Tuesday, 2 August 2011

Werckmeister Harmóniák (Béla Tarr, 2000)

The term arthouse is usually misapplied to any drama with subtitles, but the work of Hungarian auteur Béla Tarr can't avoid the label. With Werckmeister Harmonies, the audience may be relieved to be spared the 7-hour running length of his most excessive experiments, but this is still a filmmaker who'll declare that narrative is not his central concern.
So, there are shots of men marching that last minutes upon minutes. The pace is so glacial that the effect is of thematic movements across history rather than events in the stories of individuals, and in this particular case, once you've submitted to the design, the approach is rather synergistic with the theme. The setting may seem at first to be a particular Hungarian town in the middle of a specific historical turmoil, so you look for identifiers until the realisation comes that it is at once meant to be no single place or time and also potentially everywhere and everywhen, as allegory after allegory washes over in slow waves.

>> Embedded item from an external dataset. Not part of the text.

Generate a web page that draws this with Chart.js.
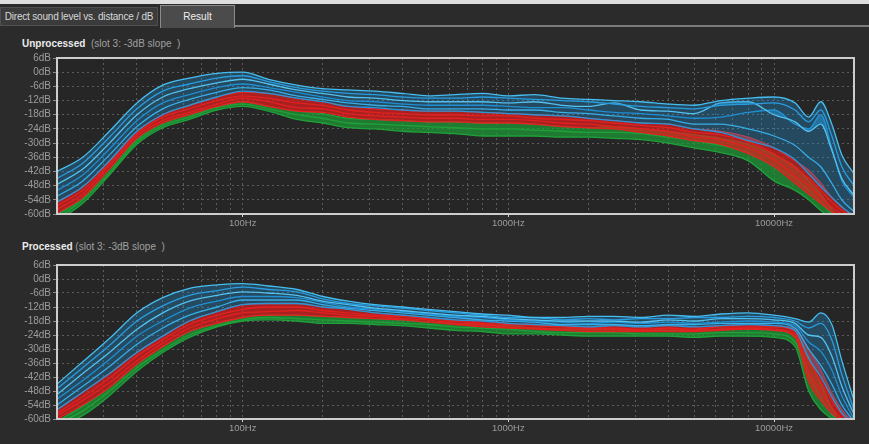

Tarr can certainly be criticised for heavy-handedness: it would not be a debasement of his message to vary the method from time to time, and would indeed add something through the creation of contrast. Nevertheless, it seems churlish to harp on about that failing, when parts are touched that few films reach. Tarr has set out to make the viewer consider the nature of revolution and counter-revolution, and individual conviction and dishonesty, from a new perspective and should be commended for the effort, if not always the execution.